As long as the engineers don't cheat, that is. Hyundai had to recently reduce the MPG sticker by a few miles per gallon for many of its vehicles, after the EPA discovered the data for the coastdown portion of the tests was "creatively rounded," as one person wryly noted.
But most people, including Consumer Reports, are reporting 37-39 miles per gallon in the C-Max, a far cry from 47. That disparity has many in the industry scratching their heads.
Did Ford game the system in some way, some wondered?

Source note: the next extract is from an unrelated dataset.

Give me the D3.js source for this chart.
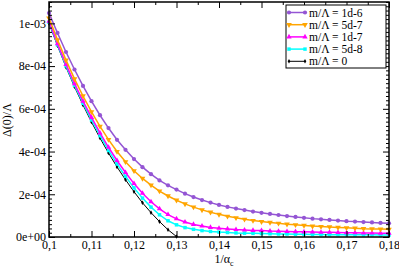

Did Ford engineers design the C-Max specifically to do well on the EPA test?
Ford, and the U.S. EPA, say no.
But in retrospect, it appears Ford made two wrong choices in arriving at the C-Max fuel economy number.
First, Ford took the fuel economy number for the Fusion hybrid, and applied it to the C-Max.
The EPA permits that, as long as the vehicles are the same weight and use the same powertrain, and as long as the vehicle that is actually tested is the higher-volume seller.
That tends to work out fine for most cars. But "this did not work for the Ford C-Max," says Chris Grundler, Director of the Office of Transportation and Air Quality for the U.S. EPA.
Grundler says small differences in design between very fuel-efficient vehicles like the Fusion and C-Max can add up to big differences in fuel economy.
"In this case, (the C-Max) is less aerodynamic than the Fusion," says Grundler. "It has a different wheelbase and tire, and it made a big difference in the result."
Ford also used the discounted two-cycle test when it tested the Fusion hybrid.
In subsequent tests of the C-Max, engineers collected data on the C-Max from the coastdown test.
And, they used the five-cycle test when they hooked the C-Max up to a dynamometer.
The fallout
Ford could face closer scrutiny from the EPA on future vehicles. The agency would not confirm if it had put the automaker on a so-called "100% confirmatory" list, meaning the fuel economy on every vehicle made by the company will be double-checked by the government for a time.
Ford says it will send a check for $550 to each of the 32,000 people who bought C-Maxes. The company also faces several lawsuits seeking class action status filed by disappointed customers.
Anthony Montisano hasn't joined one of those lawsuits, yet. But he is disappointed.
Montisano is a San Diego attorney with a secondary office in a city many miles away. Hoping to save fuel costs on that long commute, and smitten by the C-Max's design and comfort, he bought a C-Max in February.
He believed the ads, and the salesman's reassurance, that his C-Max would get 47 miles per gallon.
"And ... no. It doesn't."
Montisanto is getting between 35 and 37 miles in the vehicle - probably because much of his driving is on the highway, where the battery system isn't much use.
He says he's not happy with Ford, and he figures a lot of other people probably aren't, either.
"It's not going to sit right with your consumer," he says of the issue. "And it's going to leave a bad taste for all future purchases by those customers of Ford vehicles."
For its part, the EPA is planning a review of its fuel economy standards, to make sure they give as accurate an MPG estimate for hybrid vehicles as for non-hybrids.
"We're going to see more (hybrid vehicles) in the future, which is why we want to nip this in the bud," says the EPA's Chris Grundler.
Other automakers remain concerned. They hope Ford's C-Max issue doesn't throw a monkey-wrench into a system that overall, works pretty well to give customers a reliable number for average fuel economy.